Wheat eventually made its way back into the mix when the opening of the Erie Canal expedited trade between the Northeast and the Great Plains, where wheat crops thrived. Molasses, a low-cost sweetener compared to sugar, became a standard ingredient in the mid-18th century. The result was a dark, dense, moist, almost cakelike bread with a texture similar to a traditional British steamed pudding. The similarity is not a coincidence. Long before it became a canned convenience food lining the shelves of 20th-century grocery stores, home-cooked New England brown bread was steamed over a fire, not baked like a traditional bread. Exactly why settlers adopted the alternate cooking method is not entirely clear. One theory suggests the steaming method was initially employed by cooks who didn't have access to ovens, so cooking over an open fire was the best option.
Building on tradition
Regardless of its origins, the practice of steaming New England brown bread translated perfectly to B&M's mass-produced canned variety. By the 1920s, home cooks were routinely steaming (in the oven or stovetop) home-made brown bread, pouring the batter into empty coffee cans to cook in a hot-water bath. See the connection? Bread in a can was already a thing long before B&M decided to distribute it, so it wasn't much of a leap for New Englanders who grew up eating home-cooked brown bread to opt for the convenience of the canned variety. And it was even less of a stretch to incorporate it into a meal plan that included baked beans. After all, B&M's already well-known brand was right there on the same shelf.

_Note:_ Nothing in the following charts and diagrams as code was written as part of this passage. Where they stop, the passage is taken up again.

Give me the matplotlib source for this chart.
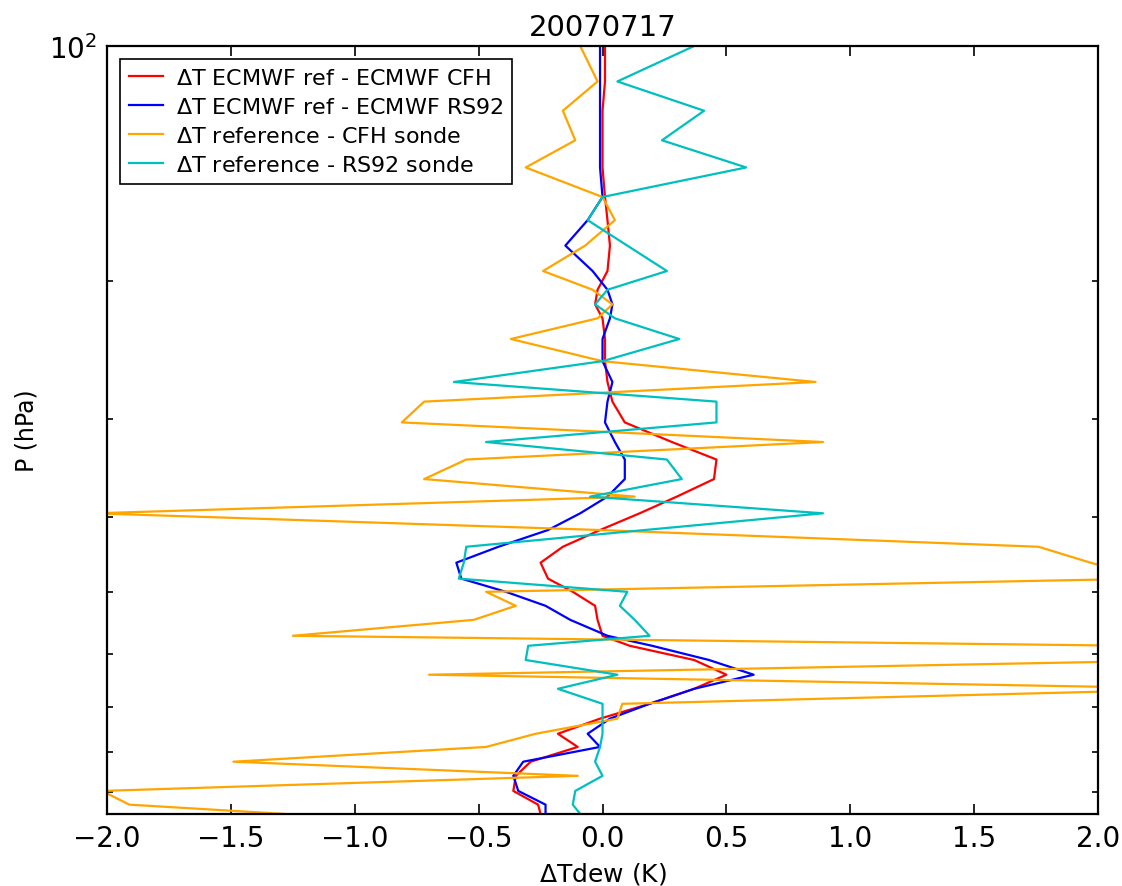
import matplotlib
matplotlib.use('Agg')
import matplotlib.pyplot as plt
from matplotlib.ticker import LogLocator, LogFormatterSciNotation, NullFormatter

# pressure levels (hPa) shared by all four profiles
pressure = [100, 111, 121, 132, 143, 156, 167, 180, 194, 205, 214, 223, 237, 253,
            269, 285, 303, 321, 338, 358, 377, 396, 416, 437, 458, 480, 499, 520,
            542, 568, 585, 610, 637, 664, 694, 725, 758, 788, 823, 858, 897, 934, 960]

# dew point differences (K)
dt_ecmwf_cfh = [0.01, 0.01, 0.0, 0.0, 0.0, 0.01, 0.02, 0.03, 0.02, -0.02, -0.03, 0.0, 0.01, 0.01,
                0.02, 0.04, 0.09, 0.28, 0.46, 0.45, 0.30, 0.15, -0.01, -0.16, -0.25, -0.22, -0.12, -0.03,
                -0.02, 0.0, 0.11, 0.37, 0.50, 0.37, 0.19, -0.01, -0.18, -0.10, -0.29, -0.35, -0.36, -0.26, -0.25]

dt_ecmwf_rs92 = [-0.01, -0.01, -0.01, -0.01, -0.01, 0.0, -0.06, -0.15, -0.04, 0.02, 0.04, 0.03, 0.0, 0.0,
                 0.04, 0.02, 0.01, 0.05, 0.09, 0.09, 0.02, -0.09, -0.22, -0.42, -0.59, -0.57, -0.39, -0.23,
                 -0.13, 0.02, 0.20, 0.43, 0.61, 0.37, 0.19, 0.03, -0.06, -0.01, -0.32, -0.36, -0.34, -0.23, -0.23]

dt_ref_cfh = [-0.09, -0.02, -0.16, -0.11, -0.31, 0.0, 0.05, -0.07, -0.24, -0.04, 0.04, -0.02, -0.37, 0.0,
              0.86, -0.72, -0.81, 0.89, -0.55, -0.72, 0.13, -2.05, -0.01, 1.76, 1.97, 2.2, -0.47, -0.35,
              -0.52, -1.25, 2.15, 2.42, -0.70, 2.47, 0.08, 0.06, -0.27, -0.47, -1.49, -0.10, -2.02, -1.91, -1.28]

dt_ref_rs92 = [0.37, 0.06, 0.41, 0.24, 0.58, 0.0, -0.06, 0.10, 0.26, 0.02, -0.03, 0.05, 0.31, 0.0,
               -0.60, 0.46, 0.46, -0.47, 0.26, 0.32, -0.05, 0.89, 0.17, -0.55, -0.56, -0.58, 0.10, 0.07,
               0.13, 0.19, -0.30, -0.31, 0.06, -0.18, 0.0, 0.0, 0.0, -0.01, -0.03, 0.0, -0.11, -0.12, -0.09]

series = [dt_ecmwf_cfh, dt_ecmwf_rs92, dt_ref_cfh, dt_ref_rs92]
labels = [r'$\Delta$T ECMWF ref - ECMWF CFH',
          r'$\Delta$T ECMWF ref - ECMWF RS92',
          r'$\Delta$T reference - CFH sonde',
          r'$\Delta$T reference - RS92 sonde']
colors = ['#ff0000', '#0000ff', '#ffa500', '#00bfbf']

plt.rcParams['mathtext.default'] = 'regular'

fig = plt.figure(figsize=(11.22, 8.87), dpi=100)
ax = fig.add_axes([0.0954, 0.0812, 0.8832, 0.8658])

for vals, lab, col in zip(series, labels, colors):
    ax.plot(vals, pressure, color=col, lw=1.6, label=lab)

ax.set_yscale('log')
ax.set_ylim(960, 100)
ax.set_xlim(-2, 2)
ax.set_xticks([-2.0, -1.5, -1.0, -0.5, 0.0, 0.5, 1.0, 1.5, 2.0])
ax.set_xticklabels(['\u22122.0', '\u22121.5', '\u22121.0', '\u22120.5', '0.0', '0.5', '1.0', '1.5', '2.0'])
ax.yaxis.set_major_locator(LogLocator(base=10))
ax.yaxis.set_major_formatter(LogFormatterSciNotation())
ax.yaxis.set_minor_locator(LogLocator(base=10, subs=range(2, 10)))
ax.yaxis.set_minor_formatter(NullFormatter())

ax.tick_params(which='both', direction='in', top=True, right=True, width=1.2)
ax.tick_params(which='major', length=7, labelsize=20, pad=7)
ax.tick_params(which='minor', length=4)
for sp in ax.spines.values():
    sp.set_linewidth(1.6)

ax.set_title('20070717', fontsize=21, pad=8)
ax.set_xlabel(r'$\Delta$Tdew (K)', fontsize=18, labelpad=6)
ax.set_ylabel('P (hPa)', fontsize=17, labelpad=8)

leg = ax.legend(loc='upper left', fontsize=16, labelspacing=0.4, handlelength=1.5,
                handletextpad=0.6, borderpad=0.4, borderaxespad=0.6, fancybox=False,
                framealpha=1, edgecolor='black')
leg.get_frame().set_linewidth(1.2)

fig.savefig('out.png', dpi=100, facecolor='white')
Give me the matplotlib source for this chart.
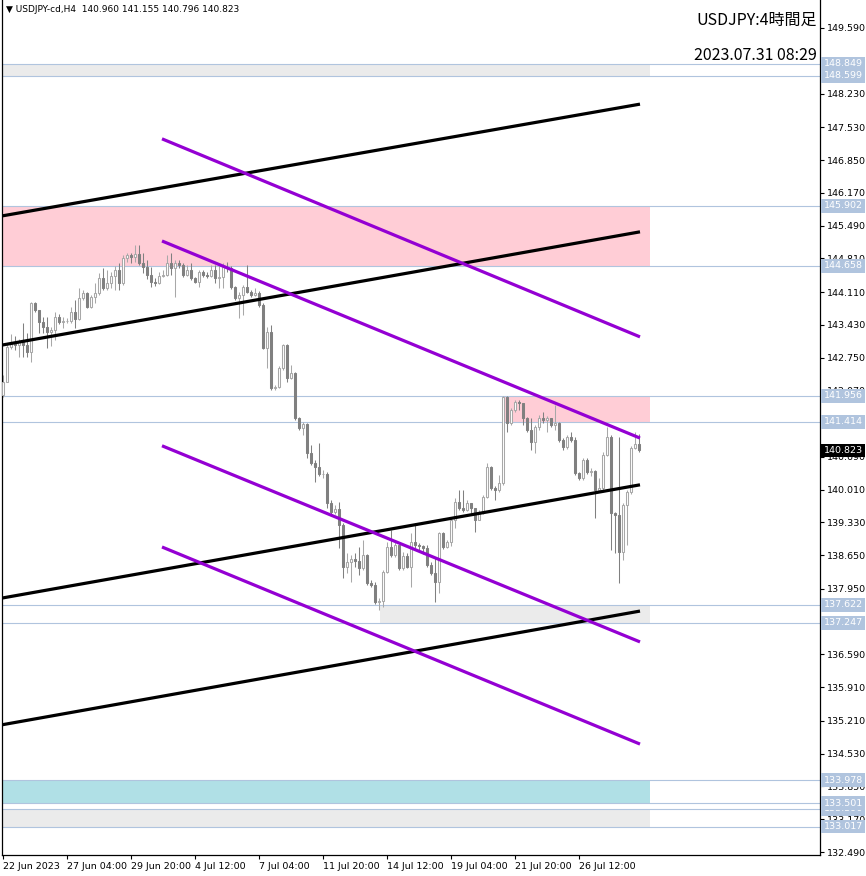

How did the hot dogs get into the mix? We're not sure, but it's reasonable to posit that canned brown bread was an easy addition to another long-established New England supper: franks 'n' beans. We'd be remiss if we didn't mention that canned brown bread is absolutely delicious on its own. But first, you have to get to it.
The best way to remove the bread from the can is to open both ends and push it through from one side to the other. It's similar to opening a can of jellied cranberry sauce. Some fans simply slice and eat, but we think it's even better served warm with butter or a schmear of cream cheese. Feeling adventurous? Try making your own – maybe even in a rice cooker.